I don't have Katherine's problem of portions being too large, we either stuff 'em down ourselves or use the walking canine food dispensers ;-0)

Posted by: Daisy | Feb 28, 2005 7:46:56 PM

A couple of gimlets to start with and then ... who cares about the food?

No seriously, something that is easy to re-heat and is homely. You did say 'long day's work'. It has to be homely and can't be show-off food. Who can be bothered with show-off food after a long day's work? Nobody. That's for lunchtimes with fellow workers where everyone is full of fake bravado and exciting recipes.

Nine at night?

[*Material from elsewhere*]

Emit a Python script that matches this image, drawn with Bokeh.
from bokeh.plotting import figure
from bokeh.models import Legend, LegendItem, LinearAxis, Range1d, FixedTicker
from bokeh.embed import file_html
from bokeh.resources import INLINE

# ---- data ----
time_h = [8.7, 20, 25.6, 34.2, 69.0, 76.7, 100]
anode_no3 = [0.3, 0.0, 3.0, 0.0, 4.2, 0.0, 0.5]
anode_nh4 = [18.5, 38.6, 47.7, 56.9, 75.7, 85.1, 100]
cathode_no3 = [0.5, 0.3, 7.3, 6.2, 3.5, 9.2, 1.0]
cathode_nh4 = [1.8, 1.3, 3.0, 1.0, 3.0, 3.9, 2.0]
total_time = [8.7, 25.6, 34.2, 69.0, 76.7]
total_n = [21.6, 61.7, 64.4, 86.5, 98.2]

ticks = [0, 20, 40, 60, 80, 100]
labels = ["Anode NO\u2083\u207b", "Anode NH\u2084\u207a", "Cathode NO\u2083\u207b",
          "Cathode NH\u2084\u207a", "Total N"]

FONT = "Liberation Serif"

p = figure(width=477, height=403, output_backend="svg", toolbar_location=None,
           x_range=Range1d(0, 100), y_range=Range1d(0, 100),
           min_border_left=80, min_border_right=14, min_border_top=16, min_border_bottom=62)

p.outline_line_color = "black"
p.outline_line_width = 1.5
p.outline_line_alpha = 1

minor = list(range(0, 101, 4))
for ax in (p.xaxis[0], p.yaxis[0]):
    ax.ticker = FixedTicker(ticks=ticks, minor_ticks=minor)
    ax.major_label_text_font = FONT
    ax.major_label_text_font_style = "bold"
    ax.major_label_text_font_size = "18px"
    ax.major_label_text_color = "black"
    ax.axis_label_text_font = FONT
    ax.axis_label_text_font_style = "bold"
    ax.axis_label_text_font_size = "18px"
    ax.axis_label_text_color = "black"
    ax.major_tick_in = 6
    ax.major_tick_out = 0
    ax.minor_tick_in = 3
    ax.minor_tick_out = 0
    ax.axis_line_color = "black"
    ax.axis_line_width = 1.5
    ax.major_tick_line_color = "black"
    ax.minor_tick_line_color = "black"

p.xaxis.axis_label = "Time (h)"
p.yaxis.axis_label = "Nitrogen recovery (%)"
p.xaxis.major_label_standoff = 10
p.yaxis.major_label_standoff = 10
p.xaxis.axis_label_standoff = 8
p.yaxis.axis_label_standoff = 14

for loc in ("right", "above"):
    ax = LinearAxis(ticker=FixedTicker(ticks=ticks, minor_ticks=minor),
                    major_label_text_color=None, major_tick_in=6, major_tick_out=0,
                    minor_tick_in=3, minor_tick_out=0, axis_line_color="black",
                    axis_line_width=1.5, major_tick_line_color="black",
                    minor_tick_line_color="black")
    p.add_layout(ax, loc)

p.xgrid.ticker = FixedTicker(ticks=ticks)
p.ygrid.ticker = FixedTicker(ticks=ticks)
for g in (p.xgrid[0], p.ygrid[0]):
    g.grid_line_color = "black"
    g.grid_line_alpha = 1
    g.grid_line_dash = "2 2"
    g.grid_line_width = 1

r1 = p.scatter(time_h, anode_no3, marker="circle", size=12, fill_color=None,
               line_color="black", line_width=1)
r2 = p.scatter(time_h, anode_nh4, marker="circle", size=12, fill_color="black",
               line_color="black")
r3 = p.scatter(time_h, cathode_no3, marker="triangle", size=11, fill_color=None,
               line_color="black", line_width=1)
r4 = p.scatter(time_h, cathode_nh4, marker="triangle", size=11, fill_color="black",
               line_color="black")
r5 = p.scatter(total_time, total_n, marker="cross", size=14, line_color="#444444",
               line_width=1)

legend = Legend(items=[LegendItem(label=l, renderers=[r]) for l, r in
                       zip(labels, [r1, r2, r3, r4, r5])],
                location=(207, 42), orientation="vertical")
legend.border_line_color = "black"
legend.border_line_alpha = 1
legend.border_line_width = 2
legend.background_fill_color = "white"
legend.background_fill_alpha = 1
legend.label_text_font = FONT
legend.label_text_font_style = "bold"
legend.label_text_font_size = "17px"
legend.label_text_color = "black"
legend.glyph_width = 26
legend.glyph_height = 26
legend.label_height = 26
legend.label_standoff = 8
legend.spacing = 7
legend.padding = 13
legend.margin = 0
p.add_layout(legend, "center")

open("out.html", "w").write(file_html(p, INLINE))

Show me the pasta. (It can be creative pasta.)

Oh yeah, and the gimlets first, thanks.

(Pardon me for posting here as well!)

Posted by: kitchen hand | Mar 2, 2005 6:26:32 AM

Torte Rustica:

Start with a circle of rolled out brioche dough, layer with thin sliced red onions, salami, pepperoni, ham, provelone and greek olives then top with another layer of brioche.

It's been awhile since I made one (for cafe and catering Pike Place Market) and it was my bosses recipe so I'm not to sure if that's the exact ingrediants or a "classic" style but it made a wonderful hot or cold entree.